__WHAT IS ASKED__.
Quote the data exactly, first line to the line containing "0.025, 0.00, 0.015]", with no pictures.
[start]
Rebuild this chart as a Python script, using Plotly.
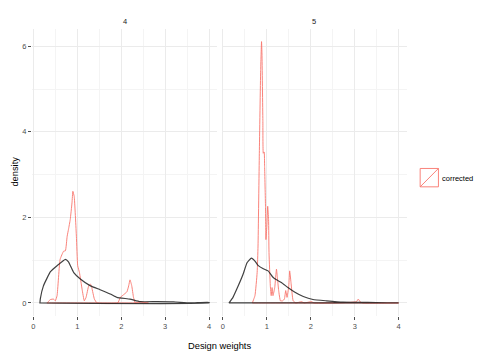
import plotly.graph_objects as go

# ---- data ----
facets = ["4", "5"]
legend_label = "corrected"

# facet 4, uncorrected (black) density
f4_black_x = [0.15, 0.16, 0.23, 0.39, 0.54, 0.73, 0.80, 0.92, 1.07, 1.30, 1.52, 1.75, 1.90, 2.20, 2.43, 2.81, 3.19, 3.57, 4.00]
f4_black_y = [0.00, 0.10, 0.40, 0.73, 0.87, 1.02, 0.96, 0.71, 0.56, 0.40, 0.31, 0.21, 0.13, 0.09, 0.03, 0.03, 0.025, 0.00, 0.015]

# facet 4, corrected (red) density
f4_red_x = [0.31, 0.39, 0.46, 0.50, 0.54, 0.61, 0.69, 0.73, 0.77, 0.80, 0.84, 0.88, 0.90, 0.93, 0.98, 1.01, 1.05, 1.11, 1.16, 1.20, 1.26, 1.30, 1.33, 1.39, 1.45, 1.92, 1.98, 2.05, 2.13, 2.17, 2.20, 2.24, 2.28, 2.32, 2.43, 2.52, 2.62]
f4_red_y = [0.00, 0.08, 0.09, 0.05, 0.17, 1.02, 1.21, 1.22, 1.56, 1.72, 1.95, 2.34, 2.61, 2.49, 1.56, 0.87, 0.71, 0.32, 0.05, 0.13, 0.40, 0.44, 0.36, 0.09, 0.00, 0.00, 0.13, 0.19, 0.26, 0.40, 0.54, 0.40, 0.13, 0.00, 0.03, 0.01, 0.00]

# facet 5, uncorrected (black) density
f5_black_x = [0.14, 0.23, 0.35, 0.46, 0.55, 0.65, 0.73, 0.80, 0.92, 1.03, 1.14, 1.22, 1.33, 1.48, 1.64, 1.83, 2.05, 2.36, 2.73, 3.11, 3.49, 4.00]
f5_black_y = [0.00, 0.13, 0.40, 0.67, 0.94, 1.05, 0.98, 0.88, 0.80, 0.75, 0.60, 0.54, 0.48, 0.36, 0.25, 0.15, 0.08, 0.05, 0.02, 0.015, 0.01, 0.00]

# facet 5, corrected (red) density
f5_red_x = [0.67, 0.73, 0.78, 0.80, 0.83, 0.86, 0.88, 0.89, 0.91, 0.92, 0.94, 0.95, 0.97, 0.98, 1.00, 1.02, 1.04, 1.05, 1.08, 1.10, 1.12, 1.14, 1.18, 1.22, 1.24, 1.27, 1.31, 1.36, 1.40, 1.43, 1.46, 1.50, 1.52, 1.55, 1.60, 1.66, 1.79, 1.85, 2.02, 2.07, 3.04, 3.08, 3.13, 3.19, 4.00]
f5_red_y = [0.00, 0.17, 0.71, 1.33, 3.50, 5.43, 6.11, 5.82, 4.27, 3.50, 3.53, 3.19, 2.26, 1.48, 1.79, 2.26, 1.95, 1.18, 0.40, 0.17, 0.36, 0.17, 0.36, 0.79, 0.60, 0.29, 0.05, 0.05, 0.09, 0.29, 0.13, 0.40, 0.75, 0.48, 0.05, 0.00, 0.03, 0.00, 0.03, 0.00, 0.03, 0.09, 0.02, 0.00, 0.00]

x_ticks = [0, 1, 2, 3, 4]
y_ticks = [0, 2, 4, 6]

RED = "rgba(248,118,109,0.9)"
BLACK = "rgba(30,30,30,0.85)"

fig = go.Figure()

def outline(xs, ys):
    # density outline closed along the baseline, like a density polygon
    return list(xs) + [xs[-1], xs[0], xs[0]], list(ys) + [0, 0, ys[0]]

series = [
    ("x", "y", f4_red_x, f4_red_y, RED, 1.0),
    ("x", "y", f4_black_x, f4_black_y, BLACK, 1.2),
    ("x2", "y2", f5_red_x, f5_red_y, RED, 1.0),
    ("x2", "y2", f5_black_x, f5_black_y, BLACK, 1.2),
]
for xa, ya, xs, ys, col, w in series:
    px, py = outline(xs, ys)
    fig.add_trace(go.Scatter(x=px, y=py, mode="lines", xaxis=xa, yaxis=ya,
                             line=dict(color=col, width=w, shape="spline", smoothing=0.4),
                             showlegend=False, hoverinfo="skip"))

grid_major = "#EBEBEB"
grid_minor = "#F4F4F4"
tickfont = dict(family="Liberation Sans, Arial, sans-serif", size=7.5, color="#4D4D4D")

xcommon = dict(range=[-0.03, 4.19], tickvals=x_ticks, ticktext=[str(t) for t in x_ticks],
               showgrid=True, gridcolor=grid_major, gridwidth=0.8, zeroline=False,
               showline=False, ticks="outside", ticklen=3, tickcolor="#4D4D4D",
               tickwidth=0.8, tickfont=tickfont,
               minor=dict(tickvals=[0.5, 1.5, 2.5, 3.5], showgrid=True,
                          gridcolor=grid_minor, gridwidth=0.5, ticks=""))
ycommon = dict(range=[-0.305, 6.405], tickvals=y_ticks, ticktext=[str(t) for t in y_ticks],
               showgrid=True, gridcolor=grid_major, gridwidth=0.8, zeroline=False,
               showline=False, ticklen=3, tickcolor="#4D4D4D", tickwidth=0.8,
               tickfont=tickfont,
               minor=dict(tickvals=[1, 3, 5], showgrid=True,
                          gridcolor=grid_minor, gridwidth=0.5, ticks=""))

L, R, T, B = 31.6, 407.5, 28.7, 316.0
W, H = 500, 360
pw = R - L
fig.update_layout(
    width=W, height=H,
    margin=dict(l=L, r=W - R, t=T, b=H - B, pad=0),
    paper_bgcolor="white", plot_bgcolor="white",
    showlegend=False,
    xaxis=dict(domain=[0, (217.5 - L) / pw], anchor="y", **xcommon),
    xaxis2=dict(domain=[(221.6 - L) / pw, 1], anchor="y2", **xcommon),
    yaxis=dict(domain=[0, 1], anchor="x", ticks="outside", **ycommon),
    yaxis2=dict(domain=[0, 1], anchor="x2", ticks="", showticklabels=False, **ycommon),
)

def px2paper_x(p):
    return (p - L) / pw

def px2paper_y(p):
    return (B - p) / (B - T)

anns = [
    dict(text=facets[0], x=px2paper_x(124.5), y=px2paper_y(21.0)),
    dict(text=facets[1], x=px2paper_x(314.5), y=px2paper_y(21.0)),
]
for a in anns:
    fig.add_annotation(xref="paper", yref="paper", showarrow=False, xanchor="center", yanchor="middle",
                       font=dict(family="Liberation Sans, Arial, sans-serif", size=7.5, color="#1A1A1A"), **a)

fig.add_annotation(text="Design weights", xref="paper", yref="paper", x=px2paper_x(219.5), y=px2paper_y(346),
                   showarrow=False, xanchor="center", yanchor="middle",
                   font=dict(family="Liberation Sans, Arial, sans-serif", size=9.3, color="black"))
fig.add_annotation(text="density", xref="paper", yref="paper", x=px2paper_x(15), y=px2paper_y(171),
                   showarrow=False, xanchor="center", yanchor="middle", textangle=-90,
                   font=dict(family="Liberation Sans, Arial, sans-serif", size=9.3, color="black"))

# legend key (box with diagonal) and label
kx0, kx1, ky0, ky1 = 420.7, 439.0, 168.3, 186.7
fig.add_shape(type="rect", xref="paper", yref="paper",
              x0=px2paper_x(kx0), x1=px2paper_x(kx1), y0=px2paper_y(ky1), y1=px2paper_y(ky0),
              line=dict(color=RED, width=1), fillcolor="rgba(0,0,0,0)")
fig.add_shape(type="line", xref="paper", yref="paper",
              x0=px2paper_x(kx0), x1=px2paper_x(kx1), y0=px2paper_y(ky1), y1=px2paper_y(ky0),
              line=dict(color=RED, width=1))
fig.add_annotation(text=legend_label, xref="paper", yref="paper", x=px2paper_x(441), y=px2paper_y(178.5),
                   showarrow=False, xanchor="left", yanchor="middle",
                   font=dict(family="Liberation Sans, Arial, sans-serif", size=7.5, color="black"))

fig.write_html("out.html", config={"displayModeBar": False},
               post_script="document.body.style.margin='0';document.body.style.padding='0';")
[end]
__FINISHED ANSWER__.
Rebuild this chart as a Python script, using Plotly.
import plotly.graph_objects as go

# ---- data ----
facets = ["4", "5"]
legend_label = "corrected"

# facet 4, uncorrected (black) density
f4_black_x = [0.15, 0.16, 0.23, 0.39, 0.54, 0.73, 0.80, 0.92, 1.07, 1.30, 1.52, 1.75, 1.90, 2.20, 2.43, 2.81, 3.19, 3.57, 4.00]
f4_black_y = [0.00, 0.10, 0.40, 0.73, 0.87, 1.02, 0.96, 0.71, 0.56, 0.40, 0.31, 0.21, 0.13, 0.09, 0.03, 0.03, 0.025, 0.00, 0.015]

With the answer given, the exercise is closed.